When you are an aspiring writer or a student, the process of research can be very beneficial. It will allow you to explore and fire up your imagination like never before. But sometimes we get too absorbed in the preparation process so we tend to procrastinate writing the piece itself.
Perhaps you are too intimidated by the work ahead so you romanticize the research and get stuck in the loop? Or you have no idea where to begin? If you prolong the study of the collected materials, you will likely end up with too much information that might take over your entire work. So when is the right time to end your research and actually start writing?
Evaluate the information
So let’s say that you are deep into your research and clicking on every link available. After some time, the information you already collected will start merging together and you will not learn anything new. This is the right time to stop and take a step back. Start by asking yourself if a text is worth reading, is the source credible, and would it be useful to you later on. And always remember that you can bookmark something and return to it when needed.
When uncertain, use gaps
If you are still not confident enough to finish your research, you can use gaps in your text and fill them out later. This is the best way to break the plateau and start writing without finishing the research process itself. You will be productive, complete your daily goal, and fill out the blank spaces once you are done. This is especially useful for academic students because you will not miss your deadline and have correct information in your paper at the end. But don’t forget to write down your sources because they will be easier to find once you start revising your paper.
Under deadline pressure
Whether you are stressing about the approaching deadline or the launch of your blog, you need to relax and focus on the work you have in the present. Thinking about the future events and diving deep into the research without writing a single word will not get you out of your comfort zone. So take it slowly and go easy. You have probably created an outline of your project so go one step at a time. If the deadline is just around the corner, you will not produce excellent or outstanding work if you are in a constant state of dread.
Create a schedule
If you are working on a fictional piece, the chances are you will have to combine writing with the research. The best way to do so is by creating a schedule which will limit the time you spend on exploring different locations or character traits. Therefore, you will not be tempted to go into the procrastination mode. An hour a day will be enough if you are not a full-time writer with set deadlines. Once the time is up, start writing your story. And make sure you remove any distractions such as social media during your creative time because you are supposed to immerse yourself in the process without constantly checking your feed for updates.
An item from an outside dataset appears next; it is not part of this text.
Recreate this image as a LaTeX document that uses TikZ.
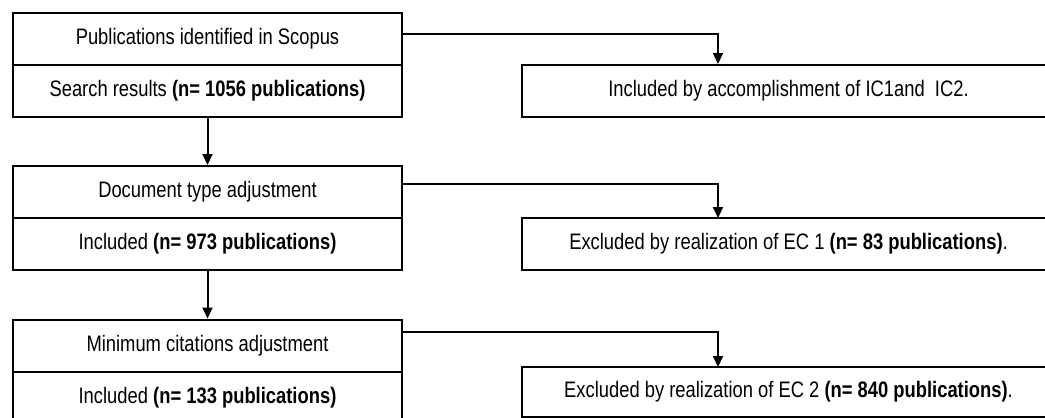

Research can be tiresome and after you spend hours and hours staring at a screen, you will probably feel sleepy and not fit for writing a single word. This is your brain telling you that it is time to stop researching and move away from your computer. Get some rest, sort out your ideas while drinking a hot beverage in the morning, and try to write afterward. Your brain will function better after you catch some z’s and your creativity will peak in the early hours of the day. Plus, a couple of hours of sleep might even help you come up with fresh ideas you will be able to use later in your story.
Freewriting is a technique that might be the perfect transition between the research and actual writing. You can use it to break the ice and get rid of the fear of starting. Simply listen to the flow of ideas swirling through your head and write them down as they are. Don’t pay attention to grammar or spelling because the goal is to get some of your thoughts and information you have gathered written on a piece of paper. This will get you moving in the right direction and you will be able to determine if you are ready for the real work. If you feel like continuing, sit in front of your computer and start typing.
Create an outline
Making a brief outline right after you complete the research is crucial. It will help you gather up the collected information and allow you to have a better overview of the work you have ahead. You can either use bullet points or focus on the most important parts of an essay, depending on the type of text you are writing. An outline will make you stay on track and allow you to create a useful writing schedule that will improve your productivity. It can also pinpoint the parts you have to work on more or revise with fresh ideas.
Each writer has a different research method – some like to travel to foreign lands while others will view different destinations from the comfort of their homes and collect as much information as possible in their notebooks. But is there a right time to stop and start writing? Research might seem like a never ending task so the best thing you can do is dive into the work and fact check as you go.
Combining these two activities might seem impossible but it will get you into the mood for writing which is great if you have a deadline. Of course, don’t even attempt to start writing before you do your research because you will very likely get lost and discouraged. So good preparation is crucial in this situation but try not to overthink it and start procrastinating.